How do I choose the right grate?
Balance load rating (pedestrian vs. vehicle), corrosion resistance (galvanized steel, stainless, or composite), and aesthetics. Narrow bars reduce debris entry but can clog faster with fine leaves—plan cleaning accordingly.
What about tying into the garage floor drain?
Many floor drains connect to sanitary sewer, which may be prohibited for stormwater. Keep systems separate unless your code explicitly allows a combined connection.
Advanced Tips for a Pro Finish
- String‑line the grate plane: Stretch a taut line at finished height to keep the channel tops perfectly straight during encasement.
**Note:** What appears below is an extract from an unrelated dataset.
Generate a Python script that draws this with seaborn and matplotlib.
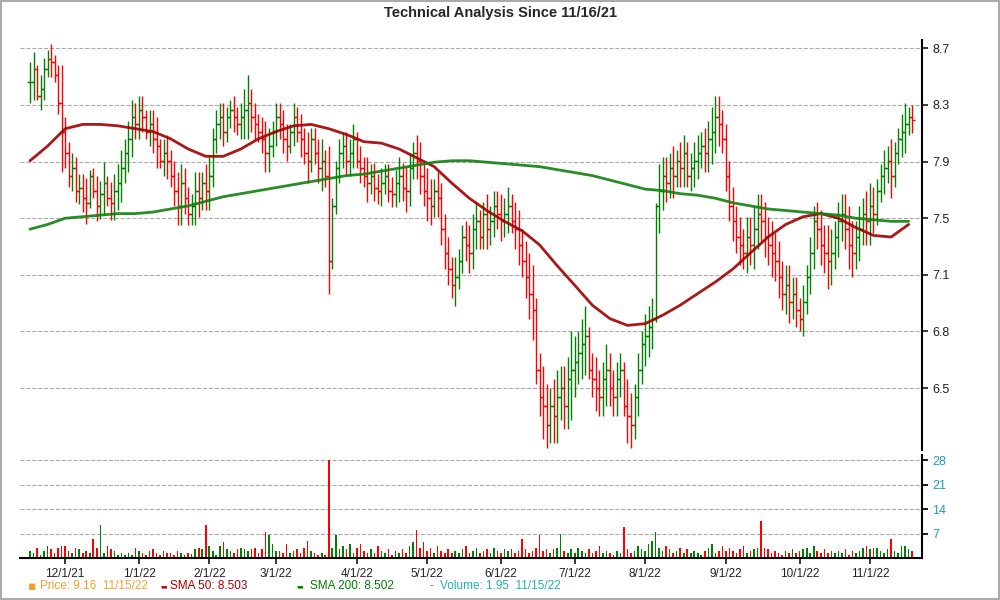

- Use non‑shrink grout: Where the channel meets existing concrete edges, a non‑shrink grout can create a crisp, durable joint.
- Decorative grates: Consider powder‑coated or architectural patterns to complement your facade.
- Sediment sump: Add a small catch basin upstream if you expect heavy grit; it simplifies cleaning.
Putting It All Together
Learning how to build a linear drain next to a garage is equal parts planning and precision. Map out your elevations, maintain consistent slope, and support the channel body with solid encasement. Choose a discharge that’s legal and effective for your soil and climate, and always protect the garage slab and foundation from undermining. With smart layout, the right tools, and a weekend of focused work, you’ll replace puddles with a clean, quiet line that keeps water moving where it belongs.
Summary Checklist
- Plan: Confirm codes, choose discharge, calculate slope, mark elevations.
- Cut & dig: Saw‑cut edges, excavate to target depth with continuous fall.
- Bedding: Compact gravel, fine‑tune sand layer if allowed.
- Set channel: Pre‑assemble, align, stabilize, maintain grate height.
- Pipe out: Sloped outlet to storm lateral, dry well, or pop‑up emitter.
- Reinstate: Encase channel, restore surface, seal interfaces.
- Test & maintain: Water test, seasonal cleaning, annual flush.
Armed with this guide to how to build a linear drain next to a garage, you can reclaim your threshold, protect your structure, and upgrade curb appeal in just one weekend.